In the sample code, there are 9 worker threads are created with application fooWorker. Each worker is uniquely identified by the workerId. One streamWorker can process a single shard. Maximum throughput for processing streams to achieve near real time processing is by configuring same number of workers as the number of shards. More workers will sit idle. Having more workers is not a bad idea if there is a chance for the table/stream scale out further.
Configure DynamoDB table to use high WCU from the beginning: We did see data loss in ElasticSearch during our test runs, possibly due to workers not catching up fast enough and a few shards that were never processed. In order to avoid running into this uncertainty, if we anticipate sustained high throughput over a long period of time, it is better to provision that table with the large throughput than to wait for it to be throttled and thereafter autoscale. While autoscaling shards split up and increase in number. Since migration is only going to take a finite amount of time, we can afford to have the high WCUs provisioned on the table, instead of having to worry about proving that all data migrated correctly, the latter being much harder.

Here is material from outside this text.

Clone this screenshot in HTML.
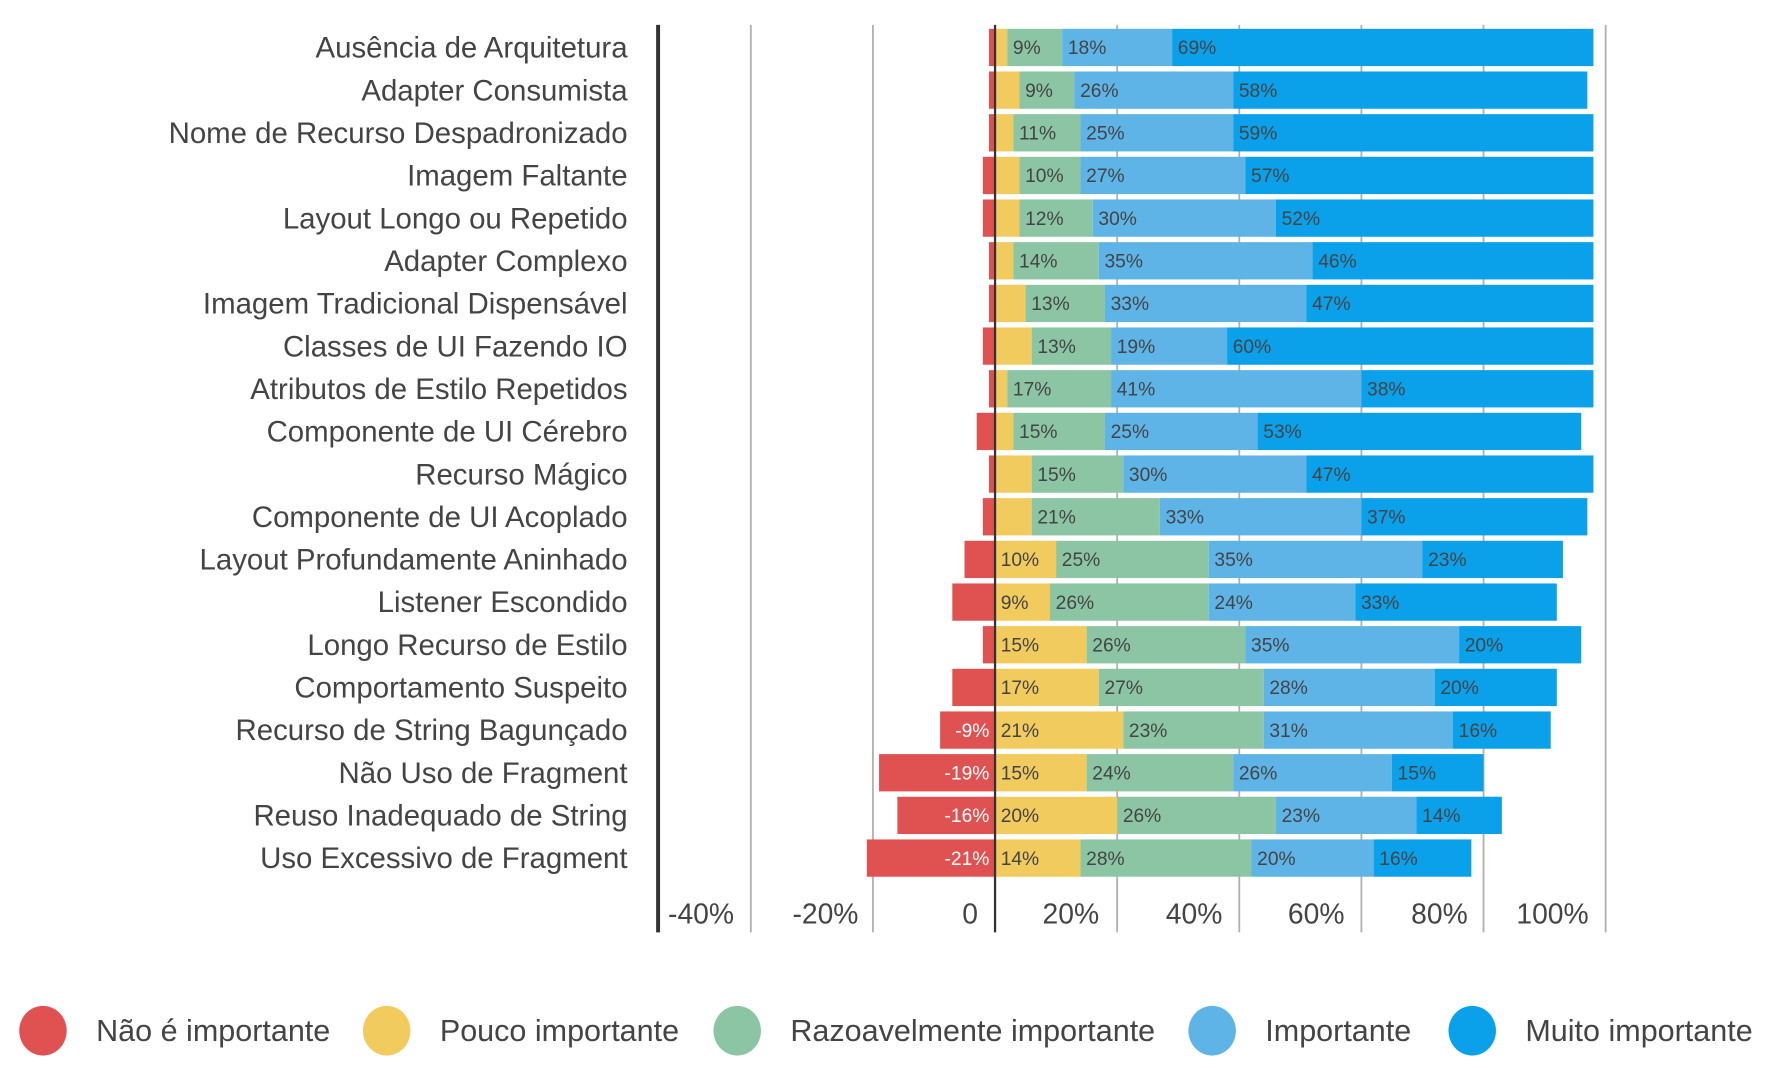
<!DOCTYPE html>
<html><head><meta charset="utf-8"><style>
html,body{margin:0;padding:0;background:#fff;}
svg{display:block;}
text{font-family:"Liberation Sans",sans-serif;fill:#444;}
.v{font-family:"Liberation Sans Narrow","Liberation Sans",sans-serif;font-size:17px;}
</style></head><body>
<svg id="chart" width="1773" height="1068" viewBox="0 0 1568 945" preserveAspectRatio="none" xmlns="http://www.w3.org/2000/svg"></svg>
<script>
const categories=["Ausência de Arquitetura","Adapter Consumista","Nome de Recurso Despadronizado","Imagem Faltante","Layout Longo ou Repetido","Adapter Complexo","Imagem Tradicional Dispensável","Classes de UI Fazendo IO","Atributos de Estilo Repetidos","Componente de UI Cérebro","Recurso Mágico","Componente de UI Acoplado","Layout Profundamente Aninhado","Listener Escondido","Longo Recurso de Estilo","Comportamento Suspeito","Recurso de String Bagunçado","Não Uso de Fragment","Reuso Inadequado de String","Uso Excessivo de Fragment"];
const naoImportante=[1,1,1,2,2,1,1,2,1,3,1,2,5,7,2,7,9,19,16,21];
const poucoImportante=[2,4,3,4,4,3,5,6,2,3,6,6,10,9,15,17,21,15,20,14];
const razoavel=[9,9,11,10,12,14,13,13,17,15,15,21,25,26,26,27,23,24,26,28];
const importante=[18,26,25,27,30,35,33,19,41,25,30,33,35,24,35,28,31,26,23,20];
const muitoImportante=[69,58,59,57,52,46,47,60,38,53,47,37,23,33,20,20,16,15,14,16];
const tickLabels=["-40%","-20%","0","20%","40%","60%","80%","100%"];
const legendLabels=["Não é importante","Pouco importante","Razoavelmente importante","Importante","Muito importante"];

const colors=["#e05252","#f2cb5f","#8cc5a4","#5eb4e6","#0aa0ea"];
const NS="http://www.w3.org/2000/svg";
const svg=document.getElementById('chart');
const x0=880,pxPer=5.4;
const X=v=>x0+v*pxPer;
const rowY=i=>42+i*37.75;
const barH=33;
function mk(tag,attrs,parent){const e=document.createElementNS(NS,tag);for(const k in attrs)e.setAttribute(k,attrs[k]);(parent||svg).appendChild(e);return e;}
const gridVals=[-40,-20,20,40,60,80,100];
gridVals.forEach(v=>{
  const l=mk('line',{x1:X(v),x2:X(v),y1:22,y2:825,stroke:'#b0b0b0','stroke-width':1.6});
  
  
});
const ax=mk('line',{x1:582,x2:582,y1:22,y2:825,stroke:'#333','stroke-width':3.5});


const tickX=[620,730,858,947,1056,1164,1273,1373];
tickLabels.forEach((t,i)=>{
  const e=mk('text',{x:tickX[i],y:817,'text-anchor':'middle','font-size':25});
  e.textContent=t;
  
  
});
const series=[naoImportante,poucoImportante,razoavel,importante,muitoImportante];
categories.forEach((c,i)=>{
  const cy=rowY(i);
  const lab=mk('text',{x:555,y:cy+9,'text-anchor':'end','font-size':26});
  lab.textContent=c;
  
  
  const r=naoImportante[i];
  const rr=mk('rect',{x:X(-r),y:cy-barH/2,width:r*pxPer,height:barH,fill:colors[0]});
  
  
  if(r>=9){const t=mk('text',{x:X(0)-5,y:cy+6,'text-anchor':'end',class:'v',style:'fill:#fff'});t.textContent='-'+r+'%';
    
    }
  let acc=0;
  for(let s=1;s<5;s++){
    const v=series[s][i];
    const b=mk('rect',{x:X(acc),y:cy-barH/2,width:v*pxPer,height:barH,fill:colors[s]});
    
    
    if(v>=9){const t=mk('text',{x:X(acc)+5,y:cy+6,class:'v'});t.textContent=v+'%';
      
      }
    acc+=v;
  }
});
const zl=mk('line',{x1:X(0),x2:X(0),y1:22,y2:825,stroke:'#333','stroke-width':2});


const lx=[38,342,652,1072,1302];
legendLabels.forEach((t,i)=>{
  const g=mk('g',{});
  
  
  mk('ellipse',{cx:lx[i],cy:912,rx:21,ry:22,fill:colors[i]},g);
  const e=mk('text',{x:lx[i]+47,y:921,'font-size':27},g);e.textContent=t;
});
</script>
</body></html>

Configure auto-scaling for the worker table: The fooWorker KCL application in this case will create a fooWorker DynamoDB table for checkpointing. This table needs to have higher capacity than the defaults with which it gets automatically created. Ensure that you either provision the required capacity or enable autoScaling/onDemand so stream workers are not throttled while processing streams.
With these settings enabled, ElasticSearch indexes are being updated mostly near real time. We are able to verify that all data eventually reaches ElasticSearch without significant lag and that there is no data loss.
That brings us to the end of 2 part series for processing DynamoDB Streams for near real time indexing in ElasticSearch at high throughput.